I also read an interesting interview with Mike Davis, done shortly after the publication of Planet of Slums by BLDGBLOG. Check it out, it's worth reading. One quote particularily got my attention:
"I think the slum is universally recognized by military planners today as a challenge. I wouldn’t be at all surprised if there’s a great leap forward in our understanding of what’s happening on the peripheries of Third World cities because of the needs of Pentagon strategists and local military planners. For instance, Andean anthropology made a big leap forward in the 1960s and early 1970s when Che Guevara and his guerilla fighters became a problem.
I think there’s a consensus, both on the left and the right, that it’s the slum peripheries of poor Third World cities that have become a decisive geopolitical space. That space is now a military challenge – as much as it is an epistemological challenge, both for sociologists and for military planners."
Here's another quote about the slums being part of the same problem as the american suburbs, in terms of urbanization:
"The real challenge is to make cities better as cities.
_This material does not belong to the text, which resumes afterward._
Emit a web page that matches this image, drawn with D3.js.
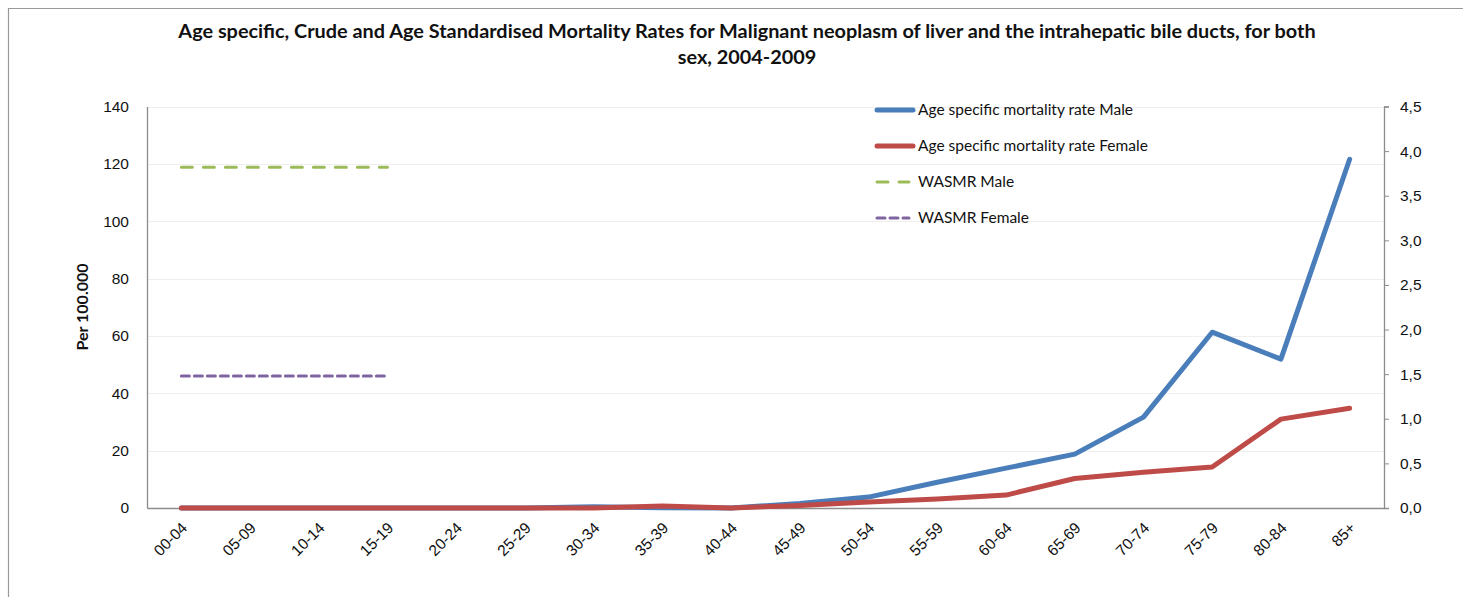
<!DOCTYPE html>
<html>
<head>
<meta charset="utf-8">
<script src="https://cdn.jsdelivr.net/npm/d3@7"></script>
<style>
  body { margin: 0; background: #fff; }
  svg { display: block; font-family: Lato, "Open Sans", "Liberation Sans", sans-serif; }
</style>
</head>
<body>
<svg id="chart" width="1463" height="597"></svg>
<script>
// ---- data ----
const categories = ["00-04","05-09","10-14","15-19","20-24","25-29","30-34","35-39","40-44","45-49","50-54","55-59","60-64","65-69","70-74","75-79","80-84","85+"];
const maleRates   = [0, 0, 0, 0, 0, 0, 0.4, 0.1, 0, 1.6, 3.8, 9.0, 13.9, 18.8, 31.7, 61.3, 51.9, 121.6];
const femaleRates = [0, 0, 0, 0, 0, 0, 0, 0.7, 0, 0.9, 2.1, 3.1, 4.5, 10.3, 12.5, 14.3, 31.0, 34.8];
const wasmrCategories = ["00-04","05-09","10-14","15-19"];
const wasmrMale   = [3.82, 3.82, 3.82, 3.82];
const wasmrFemale = [1.48, 1.48, 1.48, 1.48];
const leftTicks  = [0, 20, 40, 60, 80, 100, 120, 140];
const rightTicks = [0, 0.5, 1, 1.5, 2, 2.5, 3, 3.5, 4, 4.5];
const titleLines = ["Age specific, Crude and Age Standardised Mortality Rates for Malignant neoplasm of liver and the intrahepatic bile ducts, for both", "sex, 2004-2009"];
const legendLabels = ["Age specific mortality rate Male", "Age specific mortality rate Female", "WASMR Male", "WASMR Female"];

// ---- layout ----
const svg = d3.select("#chart");
const L = 147, R = 1384, T = 106.5, B = 508;
const colors = { male: "#4a7ebb", female: "#be4b48", wm: "#9bbb59", wf: "#8064a2" };

// outer border
svg.append("path").attr("d", "M8.5,597 V8.5 H1463").attr("fill", "none").attr("stroke", "#9a9a9a").attr("stroke-width", 1.2);

const x = d3.scaleBand().domain(categories).range([L, R]);
const yL = d3.scaleLinear().domain([0, 140]).range([B, T]);
const yR = d3.scaleLinear().domain([0, 4.5]).range([B, T]);
const cx = c => x(c) + x.bandwidth() / 2;

// gridlines
svg.append("g").selectAll("line").data(leftTicks.filter(d => d > 0)).join("line")
  .attr("x1", L).attr("x2", R).attr("y1", d => Math.round(yL(d)) + 0.5).attr("y2", d => Math.round(yL(d)) + 0.5)
  .attr("stroke", "#efefef").attr("stroke-width", 1.2);

// left axis
const gL = svg.append("g").attr("transform", `translate(${L},0)`)
  .call(d3.axisLeft(yL).tickValues(leftTicks).tickSize(0).tickPadding(18).tickFormat(d3.format("d")));
gL.select(".domain").attr("stroke", "#8c8c8c").attr("stroke-width", 1.3);
gL.selectAll("text").attr("font-size", 15.5).attr("fill", "#111");

// right axis
const gR = svg.append("g").attr("transform", `translate(${R},0)`)
  .call(d3.axisRight(yR).tickValues(rightTicks).tickSize(5).tickPadding(11).tickFormat(d => d3.format(".1f")(d).replace(".", ",")));
gR.select(".domain").attr("stroke", "#8c8c8c").attr("stroke-width", 1.3);
gR.selectAll(".tick line").attr("stroke", "#8c8c8c");
gR.selectAll("text").attr("font-size", 15.5).attr("fill", "#111");

// bottom axis
const gB = svg.append("g").attr("transform", `translate(0,${B})`)
  .call(d3.axisBottom(x).tickSize(0).tickSizeOuter(0));
gB.select(".domain").attr("stroke", "#8c8c8c").attr("stroke-width", 1.3);
gB.selectAll("text")
  .attr("font-size", 15.5).attr("fill", "#111")
  .attr("text-anchor", "end").attr("dy", "0.35em")
  .attr("transform", "translate(3,17) rotate(-45)");
gB.selectAll(".tick text").attr("y", 0).attr("x", 0);

// y label
svg.append("text").attr("transform", "translate(88,307) rotate(-90)")
  .attr("text-anchor", "middle").attr("font-size", 16).attr("font-weight", "bold").attr("fill", "#111").text("Per 100.000");

// lines
const lineL = d3.line().x((d, i) => cx(categories[i])).y(d => yL(d));
svg.append("path").datum(maleRates).attr("d", lineL).attr("fill", "none")
  .attr("stroke", colors.male).attr("stroke-width", 5).attr("stroke-linecap", "round").attr("stroke-linejoin", "round");
svg.append("path").datum(femaleRates).attr("d", lineL).attr("fill", "none")
  .attr("stroke", colors.female).attr("stroke-width", 5).attr("stroke-linecap", "round").attr("stroke-linejoin", "round");

const lineR = d3.line().x((d, i) => cx(wasmrCategories[i])).y(d => yR(d));
svg.append("path").datum(wasmrMale).attr("d", lineR).attr("fill", "none")
  .attr("stroke", colors.wm).attr("stroke-width", 3).attr("stroke-dasharray", "11,11").attr("stroke-linecap", "round");
svg.append("path").datum(wasmrFemale).attr("d", lineR).attr("fill", "none")
  .attr("stroke", colors.wf).attr("stroke-width", 3).attr("stroke-dasharray", "8,5").attr("stroke-linecap", "round");

// legend
const legendY = [110, 146, 182, 218];
const legendStyle = [
  { c: colors.male, w: 5, dash: null },
  { c: colors.female, w: 5, dash: null },
  { c: colors.wm, w: 3, dash: "11,11" },
  { c: colors.wf, w: 3, dash: "8,5" }
];
const lg = svg.append("g");
legendLabels.forEach((lab, i) => {
  const s = legendStyle[i];
  lg.append("line").attr("x1", 877).attr("x2", i < 2 ? 913 : 909).attr("y1", legendY[i]).attr("y2", legendY[i])
    .attr("stroke", s.c).attr("stroke-width", s.w).attr("stroke-linecap", "round")
    .attr("stroke-dasharray", s.dash);
  const t = lg.append("text").attr("x", 918).attr("y", legendY[i]).attr("dy", "0.35em")
    .attr("font-size", 15.5).attr("fill", "#111").text(lab);
});

// title
const t1 = svg.append("text").attr("x", 747).attr("y", 38).attr("text-anchor", "middle")
  .attr("font-weight", "bold").attr("font-size", 17).attr("fill", "#111").text(titleLines[0]);
const t2 = svg.append("text").attr("x", 747).attr("y", 64).attr("text-anchor", "middle")
  .attr("font-weight", "bold").attr("font-size", 17).attr("fill", "#111").text(titleLines[1]);
// fit title width to reference (~1138px)
const w1 = t1.node().getComputedTextLength();
const fs = 17 * 1138 / w1;
t1.attr("font-size", fs); t2.attr("font-size", fs);
</script>
</body>
</html>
I think Planet of Slums addresses the reality that every complaint made by sociologists in the 1950s and 60s about American suburbia is now true on an exponentially increased scale with poor cities: all the problems with sprawl, all the problems with an increasing amount of time and resources tied up in commutes to work, all the problems with environmental pollution, all the problems with the lack of traditional urban apparatuses of leisure, recreation, social services and so on."